The pharmaceutical industry has mounted significant resistance to the scheme. The CEO of pharmaceutical company Bristol Myers Squibb, Giovanni Caforio, stated that the company could divert investment since ‘the environment is not actually supporting continued investment in the UK’ even though the UK government wants life sciences to be a priority for the country. Furthermore, the scheme includes branded generic medicines and biosimilar drugs. Manufacturers argue that since these off-patent drugs have a lower profit margin due to pressures from market competition, they are harder hit by the scheme. Generics manufacturer Celltrion has stated that it would pull out of supplying the NHS with biosimilar medicines ‘as a direct consequence of this scheme’, while another unnamed company has informed the NHS that it would significantly cut its allocation of biosimilar drugs to the UK. The British Generic Manufacturers Association (‘BGMA’) argues that the scheme is pushing companies to stop supplying the NHS, which would give more pricing power to those still in the market, thus raising overall costs in the long term. They estimate that the scheme could impose between £3 and £7.8 billion of additional costs on the NHS between 2024 and 2028 due to reduced competition. However, the UK Department of Health and Social Care contends that there is ‘no evidence’ that the NHS will face increased costs as a result of the scheme.

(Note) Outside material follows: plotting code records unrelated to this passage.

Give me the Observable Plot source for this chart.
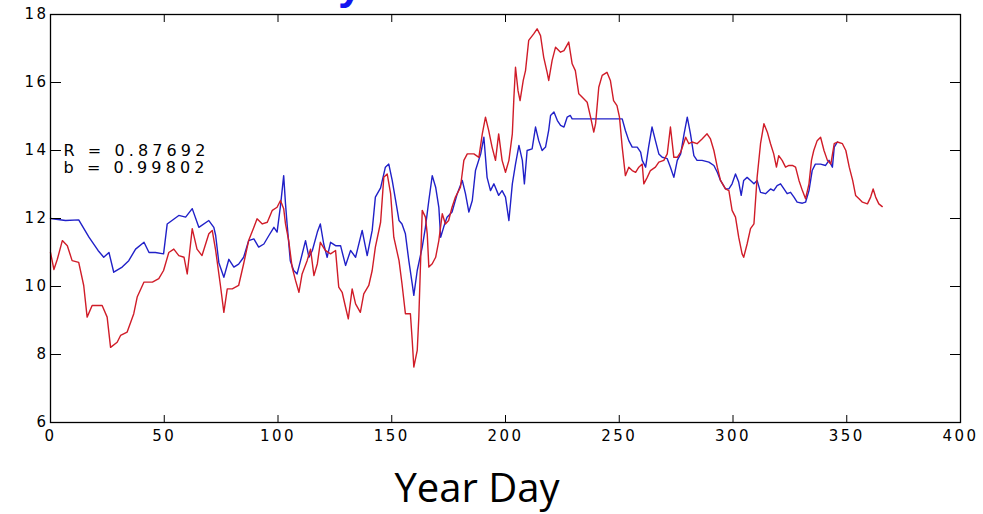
<!DOCTYPE html>
<html>
<head>
<meta charset="utf-8">
<script src="https://cdn.jsdelivr.net/npm/d3@7"></script>
<script src="https://cdn.jsdelivr.net/npm/@observablehq/plot@0.6"></script>
<style>
  html, body { margin: 0; padding: 0; background: #fff; }
  #page { position: relative; width: 983px; height: 514px; overflow: hidden; background: #fff; }
  #chart { position: absolute; left: 0; top: 0; }
  #title { position: absolute; left: 338px; top: -38px; font-family: "Liberation Sans", sans-serif; font-weight: bold; font-size: 44px; line-height: 44px; color: #1414f0; white-space: nowrap; }
  #xlabel { position: absolute; left: 477px; top: 467px; transform: translateX(-50%); font-family: "Open Sans", sans-serif; font-size: 40px; line-height: 40px; color: #000; white-space: nowrap; }
</style>
</head>
<body>
<div id="page">
  <div id="title">y</div>
  <div id="chart"></div>
  <div id="xlabel">Year Day</div>
</div>
<script>
const xTicks = [0, 50, 100, 150, 200, 250, 300, 350, 400];
const yTicks = [6, 8, 10, 12, 14, 16, 18];
const statText = ["R = 0.87692", "b = 0.99802"];
const xLabel = "Year Day";

const blueDay = [0,6.6,12.4,16.9,20.9,23.4,25.7,27.8,31.5,34.4,37.4,41.1,43.3,46.1,49.7,51.3,56.4,59.4,62.3,65.2,69.6,71.8,72.6,74,76.2,78.4,80.6,82.7,84.9,87.1,89.4,91.5,93.8,96,98.2,99.6,101.1,102.5,103.3,104,105.4,106.9,108.4,109.9,112.1,113.6,115.1,117.3,118.6,120.1,121.6,123.1,125.3,127.5,129.7,131.9,134.1,137,139.2,141.4,142.8,145.1,147.2,148.7,150.2,151.7,153.2,154.5,156,157.5,159,159.7,161.2,163.4,164.8,166.3,167.8,169.3,170.7,171.5,172.8,174.3,176.5,178.8,181,182.4,183.9,185.4,186.8,189.1,190.5,191.9,193.4,194.9,197,198.5,200,201.5,203,204.4,205.9,207.4,208.3,209.5,211.7,213.2,214.6,216.1,217.6,219,219.8,221.3,222.8,224.2,225.7,227.1,228.5,229.3,251.3,252.7,254.2,255.7,257.9,259.4,260.1,261.6,262.9,264.4,265.9,267.4,268.9,271.1,272.5,274,275.5,277,278.5,279.9,281.3,282.8,284.2,286.4,289.4,291.6,293.1,294.5,296.7,298.2,299.6,301.1,302.5,303.6,304.7,306.2,307.7,309.2,310.6,312.1,314.3,316.5,317.9,319.4,320.9,322.4,323.8,325.3,326.8,328.2,330.5,331.9,333.4,334.8,336.2,338.5,340.7,342.2,343.7,344.5,345.9];
const blueVal = [12.0,11.94,11.96,11.45,11.06,10.86,11.0,10.42,10.57,10.76,11.1,11.3,11.0,11.0,10.96,11.84,12.09,12.04,12.29,11.74,11.94,11.74,11.5,10.7,10.27,10.8,10.57,10.66,10.86,11.35,11.4,11.16,11.25,11.5,11.74,11.6,12.38,13.26,12.43,11.84,10.76,10.47,10.37,10.76,11.35,10.86,11.06,11.6,11.84,11.25,10.86,11.3,11.2,11.2,10.62,11.06,10.86,11.65,10.91,11.65,12.63,12.9,13.51,13.6,13.12,12.53,11.94,11.84,11.55,10.76,10.08,9.74,10.47,11.16,11.74,12.53,13.26,12.92,12.33,11.45,11.74,12.04,12.19,12.73,13.12,12.73,12.19,12.53,13.41,13.9,14.39,13.21,12.82,13.02,12.68,12.82,12.63,11.94,13.02,13.6,14.15,13.71,13.02,14.0,14.05,14.69,14.29,14.0,14.1,14.6,15.03,15.13,14.88,14.74,14.69,14.98,15.03,14.93,14.93,14.59,14.29,14.1,14.1,13.95,13.71,13.51,14.1,14.69,14.29,13.9,13.8,13.76,13.51,13.21,13.71,13.9,14.49,14.98,14.49,13.85,13.71,13.71,13.66,13.56,13.36,13.12,12.87,12.87,13.02,13.31,13.07,12.68,13.12,13.21,13.12,13.02,13.12,12.77,12.73,12.87,12.82,12.97,13.02,12.87,12.73,12.77,12.63,12.48,12.45,12.48,12.82,13.41,13.6,13.6,13.56,13.71,13.51,14.1,14.25];

const redDay = [0,1.5,3,5.2,7.4,9.5,12.4,14.6,16.1,18.3,22.7,24.9,26.4,29.3,30.8,33.7,36.6,38.1,41.1,44.8,47.6,49.7,52,54.2,56.4,58.7,60.1,62.3,64.4,66.6,69.6,71.1,72.6,74.7,76.2,77.7,79.9,82.7,84.9,87.1,89.4,90.8,93.1,95.3,97.5,99.6,101.1,102.5,103.3,104.7,106.2,107.7,109.2,110.6,112.8,114.3,115.8,117.3,118.6,120.8,123.1,125.3,126.7,128.2,129.7,130.9,132.6,134.1,136.2,137.7,139.9,141.4,142.8,145.1,146.5,148,149.5,150.9,153.2,154.5,156,158.2,159,159.7,161.2,161.9,162.6,163.4,164.8,165.6,166.3,167.8,169.3,170.7,172.2,173.6,175,176.5,178,180.2,181.7,183.2,186.1,188.3,189.8,191.2,192.6,194.1,195.6,197,198.5,200,201.5,203,203.7,204.4,205.5,206.4,207.8,208.8,210.2,212.4,213.9,215.4,216.8,218.3,219,220.5,222,224.2,225.7,227.8,229.3,230.7,232.2,234.4,235.9,237.4,238.8,239.6,241,242.5,244.6,246.1,247.5,249,250.1,251.3,252.7,254.2,255.7,257.2,258.6,260.1,260.8,262.3,263.7,265.9,267.4,269.6,271.1,272.5,274,275.5,277,279.2,280.6,282,284.2,286.4,288.6,290.1,291.6,293.1,294.5,296.7,298.2,299.6,301.1,302.5,304,304.7,306.2,307.7,309.2,310.6,312.1,313.6,315.1,316.5,317.9,319.1,320.1,321.6,323.1,324.6,326.1,327.5,329,330.5,331.9,333.4,334.5,335.5,337,338.5,340,341.5,343,344.5,345.9,348.1,349.6,351.1,352.6,353.9,355.4,356.9,359.1,360.5,361.6,362.7,364.1,365.6];
const redVal = [11.0,10.5,10.8,11.35,11.2,10.76,10.71,10.03,9.1,9.44,9.44,9.1,8.21,8.36,8.56,8.66,9.2,9.69,10.13,10.13,10.23,10.47,11.0,11.1,10.91,10.86,10.37,11.7,11.1,10.91,11.55,11.65,11.06,10.03,9.24,9.93,9.93,10.03,10.67,11.35,11.74,11.99,11.84,11.89,12.24,12.33,12.53,12.29,11.84,11.35,10.57,10.18,9.83,10.37,10.76,11.1,10.32,10.67,11.3,11.06,10.96,11.06,9.98,9.83,9.39,9.05,9.93,9.49,9.24,9.78,10.03,10.47,11.16,11.89,13.21,13.31,12.73,11.45,10.76,10.08,9.2,9.2,8.41,7.63,8.12,9.1,10.57,12.24,12.04,11.55,10.57,10.67,10.86,11.35,12.14,11.84,11.94,12.33,12.63,12.92,13.71,13.9,13.9,13.8,14.49,14.98,14.59,14.1,13.71,14.49,13.71,13.36,13.71,14.49,15.57,16.45,15.76,15.47,16.06,16.35,17.24,17.43,17.58,17.38,16.74,16.3,16.06,16.65,17.04,16.89,16.94,17.19,16.55,16.35,15.67,15.52,15.42,14.98,14.54,14.79,15.86,16.21,16.3,16.06,15.47,15.32,14.98,14.1,13.26,13.51,13.41,13.36,13.51,13.6,13.02,13.21,13.41,13.51,13.66,13.71,13.9,14.69,13.8,13.8,13.95,14.39,14.2,14.25,14.2,14.34,14.49,14.34,14.0,13.51,13.12,12.87,12.82,12.24,12.04,11.45,10.96,10.86,11.25,11.7,11.84,13.21,14.2,14.79,14.54,14.2,13.9,13.51,13.85,13.71,13.51,13.56,13.56,13.51,13.12,12.82,12.58,13.02,13.71,14.0,14.29,14.39,14.0,13.71,13.6,14.2,14.25,14.2,14.0,13.51,13.12,12.68,12.58,12.48,12.43,12.63,12.87,12.63,12.43,12.35];

const blue = blueDay.map((d, i) => ({day: d, value: blueVal[i]}));
const red = redDay.map((d, i) => ({day: d, value: redVal[i]}));

const noText = () => "";

const chart = Plot.plot({
  width: 983,
  height: 450,
  marginTop: 14,
  marginLeft: 50,
  marginRight: 23,
  marginBottom: 28,
  style: {fontFamily: "'DejaVu Sans', sans-serif", fontSize: "15px", color: "#000", background: "transparent", overflow: "visible"},
  x: {domain: [0, 400]},
  y: {domain: [6, 18]},
  marks: [
    Plot.line(blue, {x: "day", y: "value", stroke: "#2020c8", strokeWidth: 1.4}),
    Plot.line(red, {x: "day", y: "value", stroke: "#d01c28", strokeWidth: 1.4}),
    Plot.frame({stroke: "#000", strokeWidth: 1.3}),
    Plot.axisX({ticks: xTicks, anchor: "bottom", tickSize: 0, tickPadding: 8, label: null, fontSize: 15, tickFormat: d => String(d)}),
    Plot.axisY({ticks: yTicks, anchor: "left", tickSize: 0, tickPadding: 2, label: null, fontSize: 15, tickFormat: d => String(d)}),
    Plot.axisX({ticks: xTicks, anchor: "bottom", tickSize: 7, dy: -7, label: null, tickFormat: noText}),
    Plot.axisX({ticks: xTicks, anchor: "top", tickSize: 7, dy: 7, label: null, tickFormat: noText}),
    Plot.axisY({ticks: yTicks, anchor: "left", tickSize: 11, dx: 11, label: null, tickFormat: noText}),
    Plot.axisY({ticks: yTicks, anchor: "right", tickSize: 11, dx: -11, label: null, tickFormat: noText}),
    Plot.text([statText.join("\n")], {x: 5.7, y: 13.75, text: d => d, textAnchor: "start", lineAnchor: "middle", lineHeight: 1.1, fontSize: 16, fill: "#000"})
  ]
});

d3.select(chart).selectAll("g[aria-label='x-axis tick label'] text, g[aria-label='y-axis tick label'] text")
  .style("font-size", "15px").style("font-family", "'DejaVu Sans', sans-serif").attr("letter-spacing", "2.5px");
d3.select(chart).selectAll("g[aria-label='text'] text")
  .style("font-size", "16px").style("font-family", "'DejaVu Sans', sans-serif").attr("letter-spacing", "4.1px");
document.getElementById("chart").appendChild(chart);
document.getElementById("xlabel").textContent = xLabel;
</script>
</body>
</html>
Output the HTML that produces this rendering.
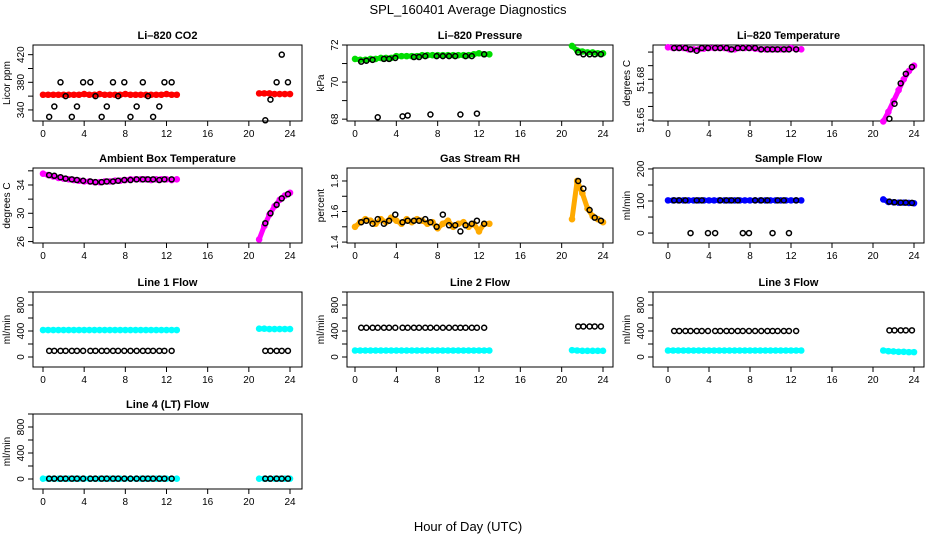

Stateside, the Inflation Reduction Act 2022 has given the federal government the power to negotiate prices for some of the most expensive drugs purchased by Medicare (the country’s taxpayer-funded healthcare scheme for retirees) between nine and thirteen years after their launch. According to the Financial Times, this Act constitutes the ‘biggest shake-up of drug pricing regulation in decades.'
As in the UK, the Act has met with strong pushback from industry. Caforio stated that some drug candidates would no longer be funded. Cuttingly, he argues that the Act enables the government to ‘set the price’ of drugs, rather than engage in true negotiation, and this in turn makes it more difficult for companies such as his to justify continuing to invest in developing existing drugs. Specifically, cancer drugs would be hardest hit as development after launch to ‘expand their indication to target different diseases’ is most common in this niche. More broadly, the Financial Times states that the pharmaceutical industry has warned that the Act threatens to ‘cripple innovation and stymie development of life-saving medicines'. Again, the government sees things differently, with the nonpartisan Congressional Budget Office projecting that the law would decrease the number of new drugs over the next 30 years by just over 1% yet could save the US government up to £100 billion over the next decade.
It must be noted that many conflicting interests are at play here. For example, the short term interests of consumers are best met with low prices for drugs, but in the long term, low prices could disincentivise innovation and mitigate against the development of future drugs. Also, in some countries, national healthcare organisations could constitute virtual monopsonies with dominant price-setting power over drug companies. Who determines what price is ‘excessive’ and ‘unfair’ could, at the end of the day, be a function of who has the biggest say on the price itself.
Case 27/76, United Brands Co. v. Commission, 1978 E.C.R. 209
Competition and Markets Authority v Flynn Pharma Ltd and Pfizer Inc  EWCA Civ 339
Generics (UK) Ltd and Others v. CMA, 30 January 2020
Judgment of 25 March 2021, Case C-591/16 P, Lundbeck v. Commission, EU:C:2021:543.